Call for review of Ribble Valley's weekly bin collections to save money

Refuse collectors emptying bins
-Credit: (Image: LDRS)


The future of weekly bin collections in the Ribble Valley sparked debate as councillors discussed a government order for all councils to write productivity plans within the next few weeks for potential efficiencies or changes.

Despite the general election campaign, councils have been told to send productivity plans to the government's department for levelling-up and government minister Simon Hoare MP by mid-July.

The government has asked about all areas of council activity including delivering public services, work by staff and outside consultants, ways to measure productivity and tackle 'waste and barriers to progresss'. A section on waste in the government letter includes EDI activity - equality, diversity and inclusion.

This week at Ribble Valley Council's Policy & Finance Committee, a Green councillor, Malcolm Peplow, suggested no areas of current council policy, such as weekly bin collections, should be out-of-bounds in the review. But he also claimed the government productivity push threatens equal opportunities.

It came after council officer Jane Pearson outlined the productivity plan. She said: "All councils have to submit plans. The government says these should be succinct, two or three pages, Despite the general election, we have been told the July 19 deadline still applies. Government questions need to be answered.

"I have suggested some areas to consider. These are the five-year capital programme including invest-to-save schemes, computer IT systems, in-house services and shared services, capacity, governance structures used to ensure accountability of spending, and barriers preventing us from improving productivity."

Councillors on the committee were recommended to allow top officers in consultation councillors on the Budget Working Group to submit a plan.

But Green Coun Malcolm Peplow said: "I am looking for absolute assurances that we don't have any policies that are sacred cows? I'm thinking of weekly bin collections. If we are looking for savings to services or administration then surely everything has to be in-scope and open to debate?"

But Conservative Coun Stephen Atkinson, the council leader, replied: "From the Conservative group's perspective, we will not be moving away from weekly bin collections.

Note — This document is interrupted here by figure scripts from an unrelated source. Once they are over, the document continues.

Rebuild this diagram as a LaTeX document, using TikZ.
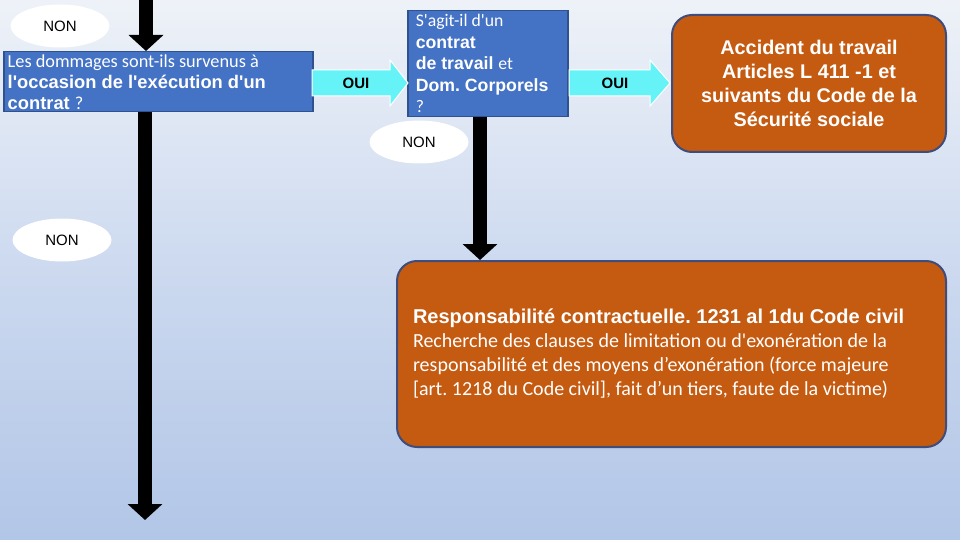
\documentclass[tikz,border=0pt]{standalone}
\usepackage{fontspec}
\setmainfont{Liberation Sans}
\newfontfamily\calfont{Carlito}
\newfontfamily\arifont{Liberation Sans}
\usetikzlibrary{arrows.meta,shapes.geometric}
\definecolor{bluebox}{HTML}{4472C4}
\definecolor{blueline}{HTML}{2F528F}
\definecolor{orangebox}{HTML}{C55A11}
\definecolor{orangeline}{HTML}{404C7A}
\definecolor{cyanarrow}{HTML}{66F3F7}
\definecolor{bgtop}{HTML}{EEF2F8}
\definecolor{bgmid}{HTML}{CCD9EF}
\definecolor{bgbot}{HTML}{B2C6E7}
\frenchspacing
\begin{document}
\frenchspacing
\begin{tikzpicture}[x=1pt,y=-1pt,
  bluebx/.style={draw=blueline, line width=1.5pt, fill=bluebox, text=white, anchor=north west, align=flush left, inner ysep=0pt},
  orangebx/.style={draw=orangeline, line width=2pt, fill=orangebox, text=white, anchor=north west, rounded corners=20pt},
  nonlbl/.style={ellipse, fill=white, minimum width=99pt, minimum height=43pt, inner sep=0pt, font=\arifont\fontsize{15}{18}\selectfont},
  ouilbl/.style={inner sep=0pt, font=\arifont\bfseries\fontsize{15}{18}\selectfont},
  cyanarr/.style={fill=cyanarrow, draw=white, line width=1pt},
  blackarr/.style={line width=14pt, -{Triangle[width=34pt,length=16pt]}}
]
\useasboundingbox (0,0) rectangle (960,540);
\shade[top color=bgtop, bottom color=bgbot, middle color=bgmid] (0,0) rectangle (960,540);

% boxes
\node[bluebx, minimum width=309pt, minimum height=60pt, text width=301pt, inner xsep=4pt,
  font=\fontsize{18.3}{21}\selectfont\frenchspacing] (b1) at (3,51)
  {{\calfont Les dommages sont-ils survenus à}\\
   {\arifont\bfseries l'occasion de l'exécution d'un}\\
   {\arifont\bfseries contrat} {\calfont ?}};

\node[bluebx, minimum width=160pt, minimum height=106pt, text width=144pt, inner xsep=8pt,
  font=\fontsize{17.7}{21.5}\selectfont\frenchspacing] (b2) at (407,10)
  {{\calfont S'agit-il d'un}\\
   {\arifont\bfseries contrat}\\
   {\arifont\bfseries de travail} {\calfont et}\\
   {\arifont\bfseries Dom. Corporels}\\
   {\calfont ?}};

\node[orangebx, minimum width=274pt, minimum height=137pt, align=center,
  font=\arifont\bfseries\fontsize{19.8}{24}\selectfont] (b3) at (671,14)
  {Accident du travail\\Articles L 411 -1 et\\suivants du Code de la\\Sécurité sociale};

\node[orangebx, minimum width=549pt, minimum height=186pt, text width=517pt, inner xsep=16pt, align=flush left,
  font=\fontsize{20}{24}\selectfont\frenchspacing] (b4) at (396,260)
  {{\arifont\bfseries Responsabilité contractuelle. 1231 al 1du Code civil}\\
   {\calfont Recherche des clauses de limitation ou d'exonération de la}\\
   {\calfont responsabilité et des moyens d’exonération (force majeure}\\
   {\calfont [art. 1218 du Code civil], fait d’un tiers, faute de la victime)}};

% black arrows
\coordinate (topstart) at (146,0);
\coordinate (longend) at (145,520);
\draw[blackarr] (topstart) -- (topstart |- b1.north);
\draw[blackarr] (longend |- b1.south) -- (longend);
\coordinate (midx) at (480,0);
\draw[blackarr] (midx |- b2.south) -- (midx |- b4.north);

% cyan arrows
\path[cyanarr] (312,70) -- (390,70) -- (390,60) -- (408,83) -- (390,106) -- (390,96) -- (312,96) -- cycle;
\node[ouilbl] (oui1) at (356,83) {OUI};
\path[cyanarr] (569,70) -- (650,70) -- (650,60) -- (670,83) -- (650,106) -- (650,96) -- (569,96) -- cycle;
\node[ouilbl] (oui2) at (615,83) {OUI};

% NON labels
\node[nonlbl] (non1) at (60,26) {NON};
\node[nonlbl] (non2) at (62,240) {NON};
\node[nonlbl] (non3) at (419,142) {NON};
\end{tikzpicture}
\end{document}
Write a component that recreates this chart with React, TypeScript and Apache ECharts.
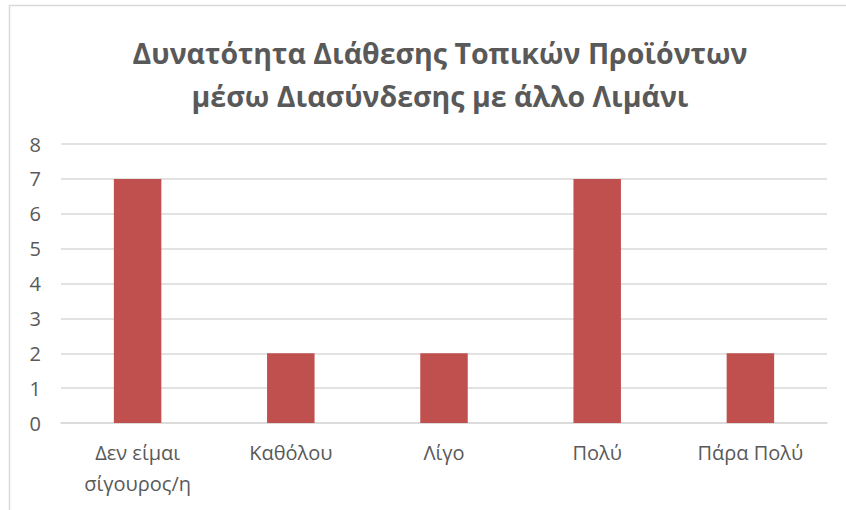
import React, { useEffect, useRef } from "react";
import * as echarts from "echarts";

const titleLines = ["Δυνατότητα Διάθεσης Τοπικών Προϊόντων", "μέσω Διασύνδεσης με άλλο Λιμάνι"];
const categories = ["Δεν είμαι\nσίγουρος/η", "Καθόλου", "Λίγο", "Πολύ", "Πάρα Πολύ"];
const values = [7, 2, 2, 7, 2];
const yMin = 0;
const yMax = 8;
const yStep = 1;

export default function App() {
  const ref = useRef<HTMLDivElement>(null);
  useEffect(() => {
    if (!ref.current) return;
    const chart = echarts.init(ref.current, null, { renderer: "svg" });
    const font = "Open Sans";
    chart.setOption({
      animation: false,
      backgroundColor: "#ffffff",
      textStyle: { fontFamily: font },
      title: {
        text: titleLines.join("\n"),
        left: 435,
        textAlign: "center",
        top: 26,
        textStyle: {
          fontFamily: font,
          fontSize: 28.5,
          fontWeight: "bold",
          color: "#595959",
          lineHeight: 43,
        },
      },
      graphic: [
        {
          type: "rect",
          shape: { x: 9.5, y: 5.5, width: 900, height: 600 },
          style: { fill: "none", stroke: "#d9d9d9", lineWidth: 1.5 },
          silent: true,
        },
      ],
      grid: { left: 61, right: 19, top: 144, bottom: 87, containLabel: false },
      xAxis: {
        type: "category",
        data: categories,
        axisLine: { show: true, lineStyle: { color: "#d9d9d9", width: 1.5 } },
        axisTick: { show: false },
        axisLabel: {
          color: "#595959",
          fontSize: 20,
          fontFamily: font,
          margin: 14,
          lineHeight: 31,
          interval: 0,
        },
      },
      yAxis: {
        type: "value",
        min: yMin,
        max: yMax,
        interval: yStep,
        axisLine: { show: false },
        axisTick: { show: false },
        splitLine: { lineStyle: { color: "#d9d9d9", width: 1.5 } },
        axisLabel: { color: "#595959", fontSize: 20, fontFamily: font, margin: 20 },
      },
      series: [
        {
          type: "bar",
          data: values,
          barWidth: "31%",
          itemStyle: { color: "#c0504d" },
        },
      ],
    });
    return () => chart.dispose();
  }, []);
  return (
    <div
      ref={ref}
      style={{ position: "fixed", left: 0, top: 0, width: 846, height: 510 }}
    />
  );
}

It's what we promised and it's important that we stick to it. "

He felt strongly about the issue and referred to a recent poll suggesting public trust in politics was at it lowest-ever rating.

Then Coun Peplow added: "The government also talks about equal opportunities. But, as far as I'm concerned, equal opportunities and fairness should be at the centre of all council work. The government should not be able to throw that into the bin."

Coun Atkinson replied: "I won't speak for any government."

'Staff recruitment difficulties'

In other comments, Conservative Coun Susan Bibby said council capacity, staff training and recruitment were issues that successive governments had failed to address.

She said: "Governments have not addressed training people to match the UK jobs market. We cannot easily recruit in areas such as environmental health and planning. We've gone out eight times looking for senior planners. The same for environmental health staff.

"We need staff for planning and things like food safety, which is about preventative public health work. We have covered these areas but it has been difficult. I would like that to be said in our report."

Conservative Coun Stuart Hirst added: "These requests are annoying. It's another example in the long line of government interference which has gone on for years. It's teaching us to suck eggs. I wonder if government minister Simon Hoare would like to talk about the productivity of his government department?"

Conservative Mark Hindle said: "The report contains some serious ideas about sharing some services with other councils. I think we should have careful talks about things like that."

Independent Jim Rogerson said Ribble Valley Council's committee structure was important because it enabled input from councillors across the political spectrum.

Councillors agreed to allow top officers and the Budget Working Group to produce the productivity plan.